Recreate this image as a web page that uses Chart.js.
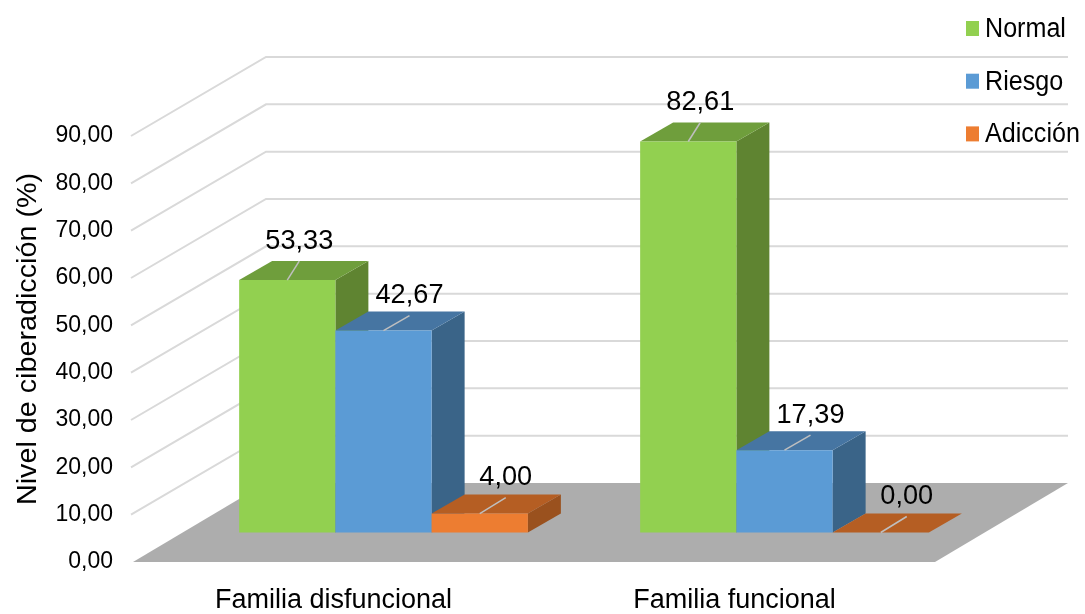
<!DOCTYPE html>
<html>
<head>
<meta charset="utf-8">
<title>Nivel de ciberadicción</title>
<script src="https://cdn.jsdelivr.net/npm/chart.js@4"></script>
<style>
  html, body { margin: 0; padding: 0; background: #fff; }
  canvas { display: block; }
</style>
</head>
<body>
<canvas id="grafico" width="1085" height="614"></canvas>
<script>
const categorias = ['Familia disfuncional', 'Familia funcional'];
const series = ['Normal', 'Riesgo', 'Adicción'];
const normal = [53.33, 82.61];
const riesgo = [42.67, 17.39];
const adiccion = [4.00, 0.00];
const tituloY = 'Nivel de ciberadicción (%)';

const FUENTE = '"Liberation Sans", Arial, sans-serif';

// colores: frente, tapa, lado
const frente = ['#92D050', '#5B9BD5', '#ED7D31'];
const tapa = ['#6F9E3C', '#4675A2', '#B55E23'];
const lado = ['#5F8431', '#3A6488', '#9A511E'];

// profundidad del piso y posición de las barras dentro de él
const fondoX = 133, fondoY = 79;
const barraX = 50, barraY = 29.5;
const cuboX = 33, cuboY = 19;
// la línea guía de cada etiqueta
const guiaX = [12, 26, 26], guiaY = [19, 15, 16];

function formato(v) {
  return v.toFixed(2).replace('.', ',');
}

function poligono(ctx, puntos, color) {
  ctx.beginPath();
  puntos.forEach((p, i) => (i ? ctx.lineTo(p[0], p[1]) : ctx.moveTo(p[0], p[1])));
  ctx.closePath();
  ctx.fillStyle = color;
  ctx.fill();
}

// texto angostado o estirado en horizontal, como en el original
function texto(ctx, s, x, y, escala) {
  ctx.save();
  ctx.translate(x, y);
  ctx.scale(escala, 1);
  ctx.fillText(s, 0, 0);
  ctx.restore();
}

const grafico3d = {
  id: 'grafico3d',
  beforeDatasetsDraw(chart) {
    const { ctx, chartArea: a, scales: { y } } = chart;
    const cero = y.getPixelForValue(0);
    ctx.save();
    // piso y paredes
    poligono(ctx, [[a.left, cero], [a.left + fondoX, cero - fondoY], [a.right + fondoX, cero - fondoY], [a.right, cero]], '#ADADAD');
    ctx.strokeStyle = '#D9D9D9';
    ctx.lineWidth = 2;
    y.ticks.forEach(t => {
      if (t.value === 0) return;
      const py = y.getPixelForValue(t.value);
      ctx.beginPath();
      ctx.moveTo(a.left - 2, py);
      ctx.lineTo(a.left + fondoX, py - fondoY);
      ctx.lineTo(a.right + fondoX, py - fondoY);
      ctx.stroke();
    });
    // las series van de izquierda a derecha para que el frente tape el lado anterior
    ctx.translate(barraX, -barraY);
    chart.data.datasets.forEach((ds, i) => {
      chart.getDatasetMeta(i).data.forEach(b => {
        const izq = b.x - b.width / 2, der = b.x + b.width / 2;
        poligono(ctx, [[der, b.y], [der + cuboX, b.y - cuboY], [der + cuboX, b.base - cuboY], [der, b.base]], lado[i]);
        poligono(ctx, [[izq, b.y], [izq + cuboX, b.y - cuboY], [der + cuboX, b.y - cuboY], [der, b.y]], tapa[i]);
        b.draw(ctx);
      });
    });
    ctx.restore();
  },
  beforeDatasetDraw() {
    return false; // ya dibujadas arriba
  },
  afterDatasetsDraw(chart) {
    const ctx = chart.ctx;
    ctx.save();
    ctx.textAlign = 'center';
    ctx.textBaseline = 'middle';
    chart.data.datasets.forEach((ds, i) => {
      chart.getDatasetMeta(i).data.forEach((b, j) => {
        const x0 = b.x + barraX, y0 = b.y - barraY;
        const x1 = x0 + guiaX[i], y1 = y0 - guiaY[i];
        ctx.strokeStyle = '#BFBFBF';
        ctx.lineWidth = 1.5;
        ctx.beginPath();
        ctx.moveTo(x0, y0);
        ctx.lineTo(x1, y1);
        ctx.stroke();
        ctx.fillStyle = '#000';
        ctx.font = '28px ' + FUENTE;
        texto(ctx, formato(ds.data[j]), x1, y1 - 20, 0.97);
      });
    });
    // título del eje
    ctx.fillStyle = '#000';
    ctx.font = '27.5px ' + FUENTE;
    ctx.save();
    ctx.textBaseline = 'alphabetic';
    ctx.translate(35.5, 339);
    ctx.rotate(-Math.PI / 2);
    texto(ctx, tituloY, 0, 0, 1.045);
    ctx.restore();
    // leyenda
    ctx.textAlign = 'left';
    ctx.font = '27px ' + FUENTE;
    series.forEach((s, i) => {
      const cy = 28.5 + i * 52.7;
      ctx.fillStyle = frente[i];
      ctx.fillRect(966, cy - 7.5, 13, 15);
      ctx.fillStyle = '#000';
      texto(ctx, s, 985, cy + 1, 0.93);
    });
    ctx.restore();
  }
};

new Chart(document.getElementById('grafico'), {
  type: 'bar',
  data: {
    labels: categorias,
    datasets: [
      { label: series[0], data: normal, backgroundColor: frente[0] },
      { label: series[1], data: riesgo, backgroundColor: frente[1] },
      { label: series[2], data: adiccion, backgroundColor: frente[2] }
    ]
  },
  options: {
    responsive: false,
    animation: false,
    devicePixelRatio: 1,
    categoryPercentage: 0.72,
    barPercentage: 1,
    layout: { padding: { top: 136, right: 150, left: 0, bottom: 0 } },
    plugins: { legend: { display: false }, tooltip: { enabled: false } },
    scales: {
      x: {
        grid: { display: false, drawTicks: false },
        border: { display: false },
        ticks: { color: '#000', font: { family: FUENTE, size: 27 }, padding: 22, maxRotation: 0, autoSkip: false },
        afterFit(s) { s.height = 52; }
      },
      y: {
        min: 0,
        max: 90,
        grid: { display: false, drawTicks: false },
        border: { display: false },
        ticks: {
          stepSize: 10,
          color: '#000',
          font: { family: FUENTE, size: 23 },
          padding: 20,
          callback: v => formato(v)
        },
        afterFit(s) { s.width = 133; }
      }
    }
  },
  plugins: [grafico3d]
});
</script>
</body>
</html>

Aim of the task: Quote, please, every line of the material above from its start through the line that has "const lado = ['#5F8431', '#3A6488', '#9A511E'];", reproducing the words exactly and dropping any images.

Response to this task:
Recreate this image as a web page that uses Chart.js.
<!DOCTYPE html>
<html>
<head>
<meta charset="utf-8">
<title>Nivel de ciberadicción</title>
<script src="https://cdn.jsdelivr.net/npm/chart.js@4"></script>
<style>
  html, body { margin: 0; padding: 0; background: #fff; }
  canvas { display: block; }
</style>
</head>
<body>
<canvas id="grafico" width="1085" height="614"></canvas>
<script>
const categorias = ['Familia disfuncional', 'Familia funcional'];
const series = ['Normal', 'Riesgo', 'Adicción'];
const normal = [53.33, 82.61];
const riesgo = [42.67, 17.39];
const adiccion = [4.00, 0.00];
const tituloY = 'Nivel de ciberadicción (%)';

const FUENTE = '"Liberation Sans", Arial, sans-serif';

// colores: frente, tapa, lado
const frente = ['#92D050', '#5B9BD5', '#ED7D31'];
const tapa = ['#6F9E3C', '#4675A2', '#B55E23'];
const lado = ['#5F8431', '#3A6488', '#9A511E'];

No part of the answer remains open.